Considering our progress, I have decided to swap the positions of the first and second assessments. This time last year I had Section 1.2.3 completed but have (necessarily) slowed down this year. Last year Section 1.2.3 was tested both in the first (written) assessment and in the second (VBA) assessment.

It is more important that Section 1.2.3 is tested in the written component therefore the decision to switch the assessments.

Due to this change, the information in Sections 3.6 and 3.7 is now out of date.

The following is the proposed assessment schedule:

2. Week 7, 20 % In-Class Written Test, More Info in Week 5
3. Week 11, 20% Second VBA Assessment, More Info in Week 9

VBA Assessment 1

VBA Assessment 1 will take place in Week 6, (6 & 9 March) in your usual lab time. You will not be allowed any resources other than the library of code (p.124) and formulae (p.123 parts 1 and 2) at the end of the assessment. The following is the proposed layout of the assessment:

Q. 1: Numerical Solution of Initial Value Problem [80%]

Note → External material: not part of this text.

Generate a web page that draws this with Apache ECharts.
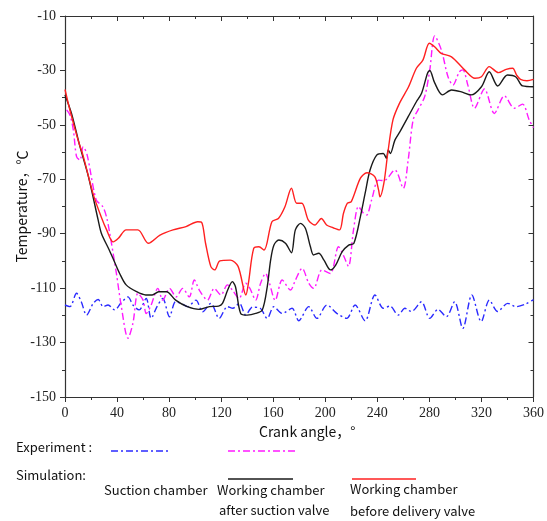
<!DOCTYPE html>
<html>
<head>
<meta charset="utf-8">
<script src="https://cdn.jsdelivr.net/npm/echarts@6/dist/echarts.min.js"></script>
<style>
  html, body { margin: 0; padding: 0; background: #fff; }
  #chart { width: 547px; height: 521px; }
</style>
</head>
<body>
<div id="chart"></div>
<script>
// axis ticks
const xTicks = [0, 40, 80, 120, 160, 200, 240, 280, 320, 360];
const yTicks = [-150, -130, -110, -90, -70, -50, -30, -10];

// experiment, suction chamber (blue dash-dot)
const blueAngle = [0, 3.8, 8.9, 12.5, 16.6, 21.7, 25.5, 29.3, 33.1, 38.2, 43, 48.4, 52.2, 57, 62.4, 66.2, 70.5, 75.1, 80.3, 85, 90, 94.2, 100.6, 105.7, 112.1, 118.5, 124.8, 129, 134, 138.9, 144, 150, 155.4, 160.5, 166.9, 174.5, 179.6, 187.3, 193.6, 201.3, 208.9, 216.5, 222.9, 230.6, 238.2, 244.6, 249.7, 256.1, 261.2, 266.2, 273.9, 280.3, 286.6, 293, 299.4, 305.7, 312.6, 319.8, 326.1, 332.5, 340.2, 346.5, 354.1, 360];
const blueTemp = [-116.2, -116.8, -111.9, -115, -119.9, -115.6, -114.2, -116.8, -116.2, -118, -115.5, -113.2, -116.2, -118, -113.8, -121.1, -117, -113.8, -120.5, -115, -115.8, -116.8, -114.4, -118.7, -115.6, -121.1, -116.8, -117.4, -115.6, -119.9, -117, -117.4, -121.1, -116.8, -119.3, -117.4, -122, -116.8, -121.1, -116.2, -119.3, -121.1, -116.2, -122, -112.5, -117.4, -116.6, -119.9, -117.4, -118.6, -115, -121.1, -117.8, -120.5, -115, -124.8, -112.5, -122.3, -114.4, -118.6, -115.6, -116.8, -115.8, -114.2];

// experiment, working chamber (magenta dash-dot)
const pinkAngle = [1.3, 3.8, 6.4, 8.9, 11.5, 14, 17, 24, 29, 32, 34.4, 39.5, 43.3, 48.4, 52.2, 56, 60, 62.4, 66.2, 71.3, 75.1, 80.3, 85.4, 90.4, 95.5, 99.4, 103.2, 109.5, 114.7, 119.8, 124.8, 128.6, 133.8, 138.9, 142, 146.5, 150.3, 154.1, 157, 161.5, 166.9, 173.3, 177.1, 182.2, 187.3, 191.1, 197.4, 203.9, 210.2, 214, 217.8, 221.7, 225.5, 229.3, 231.8, 235.6, 240.8, 245, 253.5, 259.9, 263.7, 267.5, 271.3, 276.4, 280.3, 284.1, 289.2, 294.3, 298.1, 303, 305.7, 309.6, 314.7, 322.3, 329.9, 337.6, 345.3, 351.6, 356.7, 360];
const pinkTemp = [-44.5, -46.4, -51.9, -61.7, -62.9, -58, -61, -77.6, -80, -84, -89.9, -104.6, -116.8, -128.4, -122.9, -111.9, -114.4, -119.3, -116.2, -110.1, -114.4, -110.1, -113.2, -110.1, -113.2, -107, -110.7, -114.4, -110.1, -112.5, -108.8, -110.7, -113.8, -108.2, -110, -114.4, -108.2, -104.6, -108, -114.5, -107, -110.7, -107, -102.7, -108.2, -110.1, -103.3, -104.6, -94.8, -98, -102, -88.6, -80, -82.5, -83.1, -77.6, -70.3, -70.5, -66.6, -73.3, -62.9, -48.2, -44.5, -39.6, -29.8, -17.3, -22.5, -32.3, -35.4, -30.5, -29.8, -35.5, -43.9, -36.8, -45.8, -39.3, -43.9, -42.4, -48.2, -51];

// simulation, working chamber after suction valve (black)
const blackAngle = [0, 5, 11.5, 18, 25.5, 28, 34, 38, 42, 47, 55, 62, 67, 72, 78, 85, 94, 103, 111, 118, 121, 125, 128.6, 131, 135, 140, 146.5, 151.6, 155.4, 158, 160.5, 164.3, 169.4, 174, 177, 181, 184.7, 188.6, 191, 195, 199, 204, 208, 213, 218, 222, 227, 230.6, 234.4, 239.5, 244.6, 247, 248.4, 250, 253.5, 257.4, 263.7, 270, 274, 278.5, 280.3, 284, 290, 297, 304, 312, 320, 326, 332.5, 340, 346.5, 351.6, 360];
const blackTemp = [-39, -45.8, -58, -69, -85, -89.9, -96, -100.3, -104.6, -108.8, -111.3, -112.5, -112.5, -111.3, -111.3, -114.4, -116.8, -117.8, -116.8, -116.6, -115.6, -110.7, -107.6, -109.5, -119.3, -119.9, -119.3, -118, -109.5, -99.7, -94.2, -92.3, -93.5, -97, -88.6, -86.2, -88, -94.8, -97.8, -97.2, -99.7, -103.3, -101.5, -96.6, -94.2, -93.5, -83.7, -75.2, -66.6, -61.1, -60.5, -62.3, -59.2, -60.5, -55.6, -52.5, -47, -41.5, -38.4, -31.1, -30, -34.5, -39, -37.2, -37.8, -39, -36, -30.5, -35.7, -31.7, -32.4, -35.7, -36];

// simulation, working chamber before delivery valve (red)
const redAngle = [0, 4, 10, 14, 22, 28, 32, 37, 41, 47, 56, 64, 73, 83, 93, 102, 105, 108, 112, 115, 119, 127, 133, 139, 141, 145, 149, 153, 159, 164, 169, 174, 178, 182, 187, 192, 197, 201, 206, 211, 214, 217, 220, 227, 232, 238, 241, 242, 245, 248, 252, 257, 264, 270, 275, 280, 284, 289, 297, 307, 315, 320, 326, 333, 339, 344, 347, 350, 355, 360];
const redTemp = [-37, -45, -55.5, -61.5, -76, -84, -88.6, -93, -91.7, -88.6, -88.6, -93.5, -90.5, -88.6, -87.4, -85.6, -85.8, -93.5, -102, -103.3, -100, -99.7, -102, -112.5, -108, -95.4, -94.8, -96, -85.6, -84.4, -80.1, -73.3, -78.8, -78.8, -85, -86.8, -84.4, -86.8, -87.8, -88.6, -82.5, -78.8, -78.2, -69.6, -67.6, -69, -74, -76.4, -71.5, -60.5, -48.2, -42.1, -36, -29.2, -26.2, -20, -21.3, -23.7, -25, -29.8, -32.9, -32.3, -28.6, -30.8, -29.6, -29.2, -31.7, -33.3, -33.8, -33.3];

const labelFont = 'Noto Sans CJK SC';
const tickFont = 'Liberation Serif';
const axisColor = '#333';

const zip = (xs, ys) => xs.map((x, i) => [x, ys[i]]);

const chart = echarts.init(document.getElementById('chart'));

// common axis bits
const baseAxis = {
  type: 'value',
  splitLine: { show: false },
  axisLine: { show: true, onZero: false, lineStyle: { color: axisColor, width: 1.2 } },
  axisTick: { show: true, length: 5, lineStyle: { color: axisColor } },
  minorTick: { show: true, splitNumber: 2, length: 3, lineStyle: { color: axisColor } }
};

function lineSeries(name, xs, ys, color, dash, width) {
  return {
    name: name,
    type: 'line',
    data: zip(xs, ys),
    showSymbol: false,
    smooth: 0.3,
    lineStyle: { color: color, width: width, type: dash },
    z: 3
  };
}

const tickLabel = { color: '#222', fontFamily: tickFont, fontSize: 14, margin: 9 };

const option = {
  animation: false,
  backgroundColor: '#fff',
  textStyle: { fontFamily: tickFont },
  grid: { left: 65, right: 11, top: 16, bottom: 124 },
  xAxis: [
    Object.assign({}, baseAxis, {
      position: 'bottom',
      min: 0, max: 360, interval: 40,
      axisLabel: tickLabel,
      name: 'Crank angle，°',
      nameLocation: 'middle',
      nameGap: 28,
      nameMoveOverlap: false,
      nameTextStyle: { color: '#111', fontFamily: labelFont, fontSize: 14, padding: [0, 0, 0, 16] }
    }),
    Object.assign({}, baseAxis, {
      position: 'top',
      min: 0, max: 360, interval: 40,
      axisTick: { show: true, inside: true, length: 5, lineStyle: { color: axisColor } },
      minorTick: { show: true, splitNumber: 2, length: 3, lineStyle: { color: axisColor } },
      axisLabel: { show: false }
    })
  ],
  yAxis: [
    Object.assign({}, baseAxis, {
      position: 'left',
      min: -150, max: -10, interval: 20,
      axisLabel: tickLabel,
      name: 'Temperature，℃',
      nameLocation: 'middle',
      nameGap: 36,
      nameRotate: 90,
      nameMoveOverlap: false,
      nameTextStyle: { color: '#111', fontFamily: labelFont, fontSize: 14 }
    }),
    Object.assign({}, baseAxis, {
      position: 'right',
      min: -150, max: -10, interval: 20,
      axisTick: { show: true, inside: true, length: 5, lineStyle: { color: axisColor } },
      minorTick: { show: true, splitNumber: 2, length: 3, lineStyle: { color: axisColor } },
      axisLabel: { show: false }
    })
  ],
  series: [
    lineSeries('Suction chamber', blueAngle, blueTemp, '#2a2aff', [7, 3, 2, 3], 1.4),
    lineSeries('Working chamber (exp)', pinkAngle, pinkTemp, '#ff1aff', [7, 3, 2, 3], 1.4),
    lineSeries('Working chamber after suction valve', blackAngle, blackTemp, '#1a1a1a', 'solid', 1.4),
    lineSeries('Working chamber before delivery valve', redAngle, redTemp, '#ff2020', 'solid', 1.4)
  ],
  graphic: [
    { type: 'text', left: 16, top: 441, style: { text: 'Experiment :', font: '13px ' + labelFont, fill: '#111' } },
    { type: 'line', shape: { x1: 111, y1: 451, x2: 169, y2: 451 }, style: { stroke: '#2a2aff', lineWidth: 1.4, lineDash: [7, 3, 2, 3] } },
    { type: 'line', shape: { x1: 228, y1: 451, x2: 296, y2: 451 }, style: { stroke: '#ff1aff', lineWidth: 1.4, lineDash: [7, 3, 2, 3] } },
    { type: 'text', left: 16, top: 469, style: { text: 'Simulation:', font: '13px ' + labelFont, fill: '#111' } },
    { type: 'line', shape: { x1: 228, y1: 479, x2: 293, y2: 479 }, style: { stroke: '#1a1a1a', lineWidth: 1.6 } },
    { type: 'line', shape: { x1: 352, y1: 479, x2: 416, y2: 479 }, style: { stroke: '#ff2020', lineWidth: 1.6 } },
    { type: 'text', left: 104, top: 484, style: { text: 'Suction chamber', font: '13px ' + labelFont, fill: '#111' } },
    { type: 'text', left: 217, top: 484, style: { text: 'Working chamber', font: '13px ' + labelFont, fill: '#111' } },
    { type: 'text', left: 219, top: 504, style: { text: 'after suction valve', font: '13px ' + labelFont, fill: '#111' } },
    { type: 'text', left: 350, top: 483, style: { text: 'Working chamber', font: '13px ' + labelFont, fill: '#111' } },
    { type: 'text', left: 350, top: 505, style: { text: 'before delivery valve', font: '13px ' + labelFont, fill: '#111' } }
  ]
};

chart.setOption(option);
</script>
</body>
</html>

Examples of initial value problems that might be arise include:

• Damping

$\displaystyle \frac{dv}{dt}=-\frac{\lambda}{m}v(t)$;           $v(0)=u$

• The motion of a free-falling body subject to quadratic drag:

$\displaystyle \frac{dv}{dt}=g-\frac{c}{m}v(t)^2$;           $v(0)=u$

• Newton Cooling

$\displaystyle \frac{d\theta}{dt}=-k\cdot (\theta(t)-\theta_R)$;           $\theta(0)=\theta_0$

• The charge on a capacitor

$\displaystyle \frac{dq}{dt}=\frac{E}{R}-\frac{1}{RC}q(t)$;           $q(0)=0$

Students have a choice of how to answer this problem:

• The full, 80 Marks are going for a VBA Heun’s Method implementation (like Lab 3).
• An Euler Method implementation (like Lab 2), gets a maximum of 60 Marks.

You will be asked to write a program that takes as input all the problem parameters, perhaps some initial conditions, a step-size, and a final time, and implements Heun’s Method (or Euler’s Method): similar to Exercise 1 on p. 114 and also Exercise 1 on p.109 (except perhaps implementing Heun’s Method).

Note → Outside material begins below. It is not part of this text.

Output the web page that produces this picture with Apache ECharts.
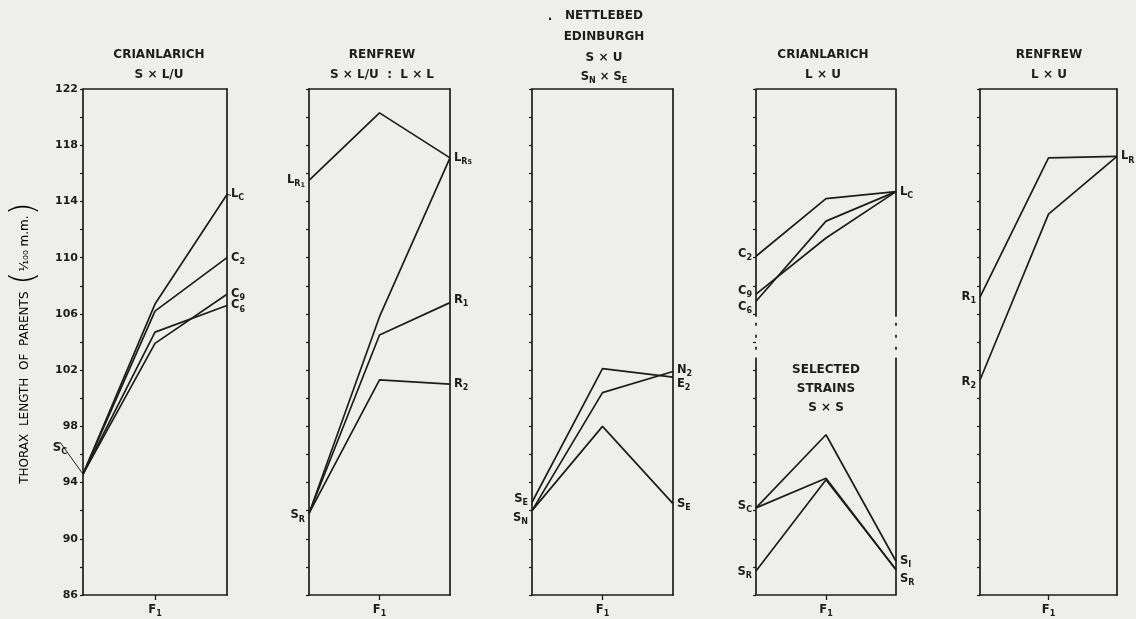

If you can write programs for each of the four initial value problems above you will be in absolutely great shape for this assessment.

Q. 2: Using your Program [20%]

You will then be asked to use your program to answer a number of questions about your model. For example, assuming Heun’s Method is used, consider the initial value problem (3.7) on p. 105.

1. Given, $v_0=0.2$, $m=3$, $\lambda=1.5$, $h=0.01$, approximate $v(0.3)$.
2. Given, $v_0=0.4$, $m=30$, $\lambda=1.5$, $h=0.1$, investigate the behaviour of $v(t)$ for large $t$.
3. Given $v_0=0.2$, $m=0.1$, $\lambda=1.5$, $h=0.5$, $T=10$, run the Heun program. Comment on the behaviour of $v(t)$. Run the same program except with $h=0.05$. Comment on the behaviour of $v(t)$.
4. Given, $v_0=0$, $m=3$, $\lambda=1.5$, $h=0.1$, $T=2$, run the Heun program. Comment on the behaviour of $v(t)$.

Week 4

We jumped forward and looked at Heun’s Method in the 09:00 class. We went back then and looked at the Three Term Taylor Method in the afternoon. We stated in the afternoon that Heun’s Method gives the same answer as the Three Term Taylor, and without the need for implicit differentiation.

In VBA we worked on Lab 3. Those of us who did not finish the lab are advised to finish it outside class time, and are free to email me on their work if they are unsure if they are correct or not.

Week 5

In class we will look at higher order initial value problems and in VBA we will look at Lab 4.

Study

Study should consist of

• doing exercises from the notes
• completing VBA exercises